What was the last book you read?
KC: England, England by Julian Barnes.
LP: I rarely have time to read books from cover to cover! Most of my reading is focussed on research-related topics, but I occasionally reach for a Louise Penney Inspector Gamache murder mystery when my brain needs a rest. I adore her descriptions of Quebec and the Townships. The NYT crosswords are also a favourite for leisure activity.
If you were offered a return plane ticket to anywhere in the world, where would you go and why?
KC: Australia. I would like to help in any way I can, either rescuing animals or helping people. We lived through massive fires in the Bolivian Amazonian forest last summer and I know what Australians are going through now and empathize.

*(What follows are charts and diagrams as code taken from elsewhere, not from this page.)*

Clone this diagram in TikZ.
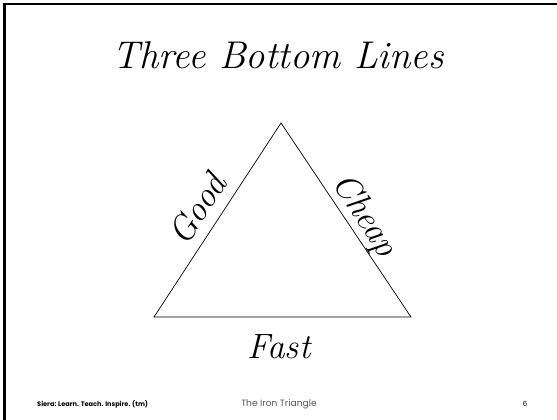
\documentclass[tikz,border=0pt]{standalone}
\usepackage{fontspec}
\setsansfont{Poppins}
\usetikzlibrary{positioning}
\definecolor{footgray}{RGB}{85,85,85}

\begin{document}
\begin{tikzpicture}[x=0.03cm, y=-0.03cm, every node/.style={inner sep=0pt},
    hand/.style={font=\fontsize{30}{32}\selectfont\itshape}]
  \useasboundingbox (0,0) rectangle (557,420);
  % slide frame
  \draw[line width=2.4pt] (4.5,420) -- (4.5,4) -- (557,4);
  \node[font=\fontsize{33}{38}\selectfont\itshape] (title) at (278,55) {Three Bottom Lines};
  % the triangle
  \coordinate (apex) at (281,123);
  \coordinate (left) at (154,317);
  \coordinate (right) at (411,317);
  \draw[semithick] (left) -- (apex) -- (right) -- cycle;
  \node[hand, rotate=57]  (good)  at (197,209) {Good};
  \node[hand, rotate=-57] (cheap) at (364,216) {Cheap};
  \node[hand]             (fast)  at (279,347) {Fast};
  % footer
  \node[font=\sffamily\bfseries\fontsize{5.6}{7}\selectfont, anchor=west] (motto) at (37,404) {Siera: Learn. Teach. Inspire. (tm)};
  \node[font=\sffamily\fontsize{7.8}{9}\selectfont, text=footgray] (topic) at (279,404) {The Iron Triangle};
  \node[font=\sffamily\fontsize{6}{7}\selectfont] (page) at (525,404) {6};
\end{tikzpicture}
\end{document}
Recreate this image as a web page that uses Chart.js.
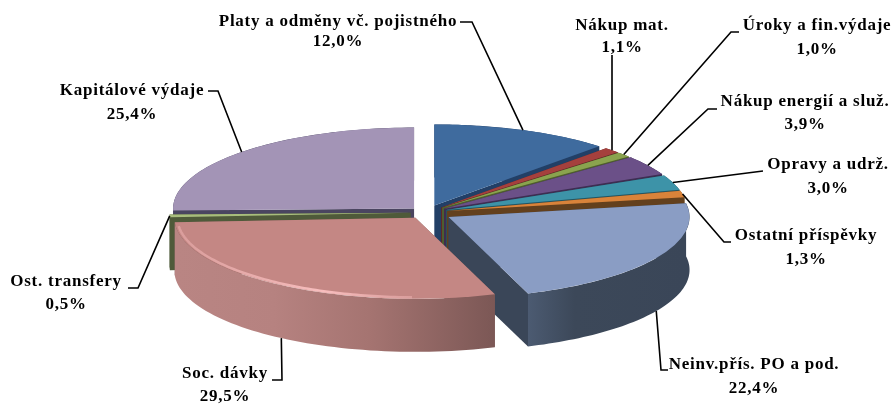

LP: Florence, Italy for a visit to the Rucellai Gardens. I would love to visit the places where ideas about music in early 16th-century Europe were debated (not to mention the gastronomical pleasures that would be within easy reach).
If you could invite any four notable figures from history (or alive today) to a dinner party, who would they be and why?
KC: I would invite Mario Vargas Llosa (still alive) Gabriel Garcia Marquez, Jose Mujica (former president of Paraguay) and Isabel Allende. I would like to hear the mind-blowing conversations they would have about literature, human rights, socialism, and maybe also their favourite foods and cocktails, why not.
LP: I would invite Chief Membertou, the Mi’kmaq Grand Chief who converted to Catholicism in 1610. If he was willing to speak with me, I would listen to him explain his perspective on encounters with Europeans such as Jacques Cartier and on how events unfolded during the early seventeenth century in his part of Turtle Island. I would also invite Mohawk Kateri Tekakwitha for similar reasons. On the other side of the Atlantic, it would be fascinating to hear Francesco Rasi perform the role of Orfeo (written by Claudio Monteverdi) and to invite Francesco Rognoni to explain and demonstrate the examples in his treatise on ornamentation. Much of the sounded past is left to our imaginations; it would be exciting to listen to first-hand accounts.